Timber NSW and the Australian Forest Products Association (AFPA) today rejected unfounded attacks on the NSW Regional Forest Agreements (RFAs), which have over-delivered on environmental objectives and provide a level of certainty to the State’s vital native timber industry that supports thousands of jobs across regional and metropolitan NSW.

The peak industry groups questioned NSW Labor’s criticism today of RFAs when it was the NSW Labor Government that introduced, oversaw, and praised the RFA framework for more than a decade. In 2005, for example, then-Labor Environment Minister Bob Debus said in the NSW Parliament of the RFA framework he established:

“In striking an appropriate balance between social, economic, environmental and cultural values, the Government’s forestry assessments have set a national benchmark for the involvement of all stakeholders and community groups. They have resulted in a world-class conservation network that protects biodiversity, old-growth forests and wilderness, as well as providing secure access for the timber industry to timber resources and long-term certainty for the industry’s future.”

– Then-NSW Labor Environment Minister Bob Debus, 27 May 2005

 

Timber NSW General Manager, Ms Maree McCaskill, said the signing of the State’s three RFAs between 1999 and 2001 resulted in almost 2 million additional hectares of public forest transferred to National Parks and reserves, and the regulation surrounding the production and harvesting of NSW timber is among the strictest in the world.
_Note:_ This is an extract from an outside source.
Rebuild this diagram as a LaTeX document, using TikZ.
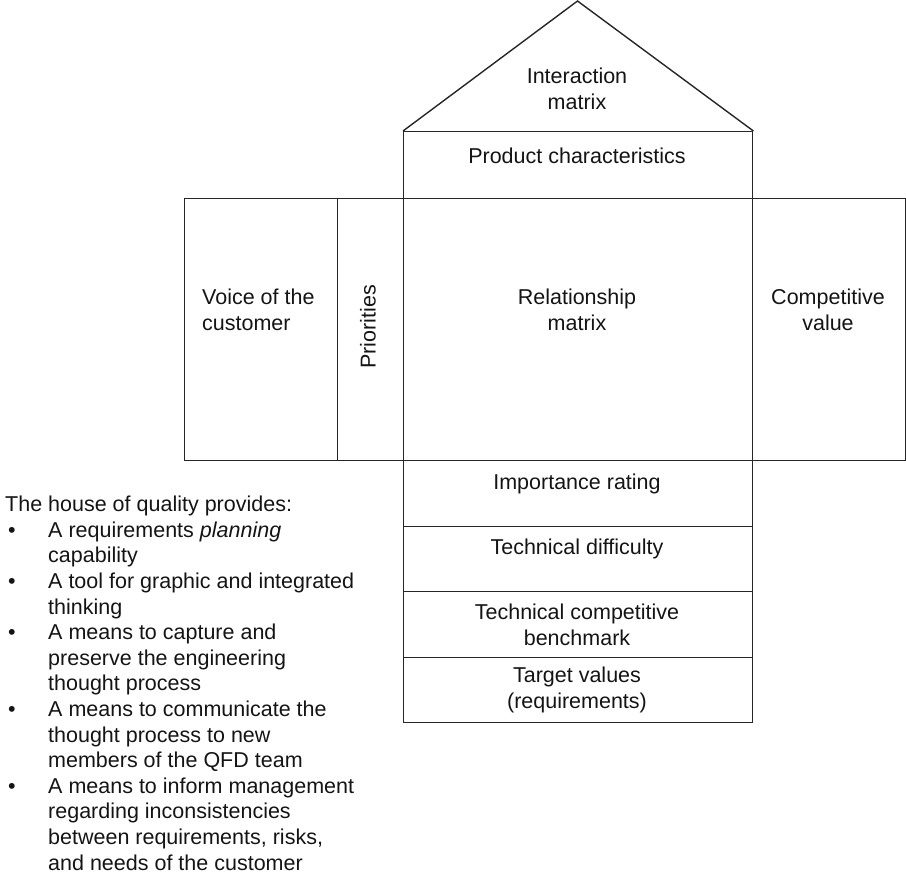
\documentclass[tikz,border=0pt]{standalone}
\usepackage{fontspec}
\setmainfont{Liberation Sans}
\usepackage{array}
\begin{document}
\begin{tikzpicture}[x=1pt,y=-1pt,
  box/.style={draw=black!85, line width=1.4pt, inner sep=0pt, anchor=north west},
  edge/.style={draw=black!85, line width=1.4pt, line join=miter},
  lbl/.style={text=black!92, font=\fontsize{21.5}{26}\selectfont, align=center, inner sep=0pt},
]
\useasboundingbox (0,0) rectangle (906,876);
% boxes
\node[box, minimum width=349pt, minimum height=67pt] (pc) at (403,131) {};
\node[box, minimum width=153pt, minimum height=262pt] (voc) at (184,198) {};
\node[box, minimum width=66pt, minimum height=262pt] (pri) at (337,198) {};
\node[box, minimum width=349pt, minimum height=262pt] (rel) at (403,198) {};
\node[box, minimum width=153pt, minimum height=262pt] (comp) at (752,198) {};
\node[box, minimum width=349pt, minimum height=66pt] (imp) at (403,460) {};
\node[box, minimum width=349pt, minimum height=65pt] (dif) at (403,526) {};
\node[box, minimum width=349pt, minimum height=66pt] (tcb) at (403,591) {};
\node[box, minimum width=349pt, minimum height=65pt] (tv) at (403,657) {};
% roof
\coordinate (apex) at (577.5,1);
\draw[edge] (pc.north west) -- (apex) -- (pc.north east);
% labels
\node[lbl] (tint) at (577,89) {Interaction\\matrix};
\node[lbl] (tpc) at (577,156) {Product characteristics};
\node[lbl, align=left, anchor=west] (tvoc) at (202,310) {Voice of the\\customer};
\node[lbl, rotate=90] (tpri) at (368,327) {Priorities};
\node[lbl] (trel) at (577,310) {Relationship\\matrix};
\node[lbl] (tcomp) at (828,310) {Competitive\\value};
\node[lbl] (timp) at (577,484) {Importance rating};
\node[lbl] (tdif) at (577,549) {Technical difficulty};
\node[lbl] (ttcb) at (577,625) {Technical competitive\\benchmark};
\node[lbl] (ttv) at (577,690) {Target values\\(requirements)};
% list
\node[lbl, align=left, anchor=north west] (list) at (5,493.5) {%
\fontsize{21.5}{25.6}\selectfont
\begin{tabular}{@{}p{43pt}@{}l@{}}
\multicolumn{2}{@{}l@{}}{The house of quality provides:}\\
\hspace{3pt}\textbullet & A requirements \textit{planning}\\
 & capability\\
\hspace{3pt}\textbullet & A tool for graphic and integrated\\
 & thinking\\
\hspace{3pt}\textbullet & A means to capture and\\
 & preserve the engineering\\
 & thought process\\
\hspace{3pt}\textbullet & A means to communicate the\\
 & thought process to new\\
 & members of the QFD team\\
\hspace{3pt}\textbullet & A means to inform management\\
 & regarding inconsistencies\\
 & between requirements, risks,\\
 & and needs of the customer
\end{tabular}};
\end{tikzpicture}
\end{document}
“RFAs are designed to balance environmental, social and industry needs for certainty. Today, 80 per cent of NSW’s forests are in National Parks and Reserves, while a further 10 per cent are in State Forest Reserves and protected areas not available for harvest. Just 1-2% per cent is selectively harvested each year and then regenerated as required by law,” Ms McCaskill said.

“In the past 20 years, the conversion of State Forests to National Parks has halved the amount of timber that is produced and more than halved the land area available to supply it. Meanwhile, demand for NSW timber has more than doubled,” Ms McCaskill concluded.
AFPA Chief Executive Officer, Mr Ross Hampton, said it was critical that the Agreements are extended for a further 20 years as soon as possible to provide certainty into the future to the State’s forest industries.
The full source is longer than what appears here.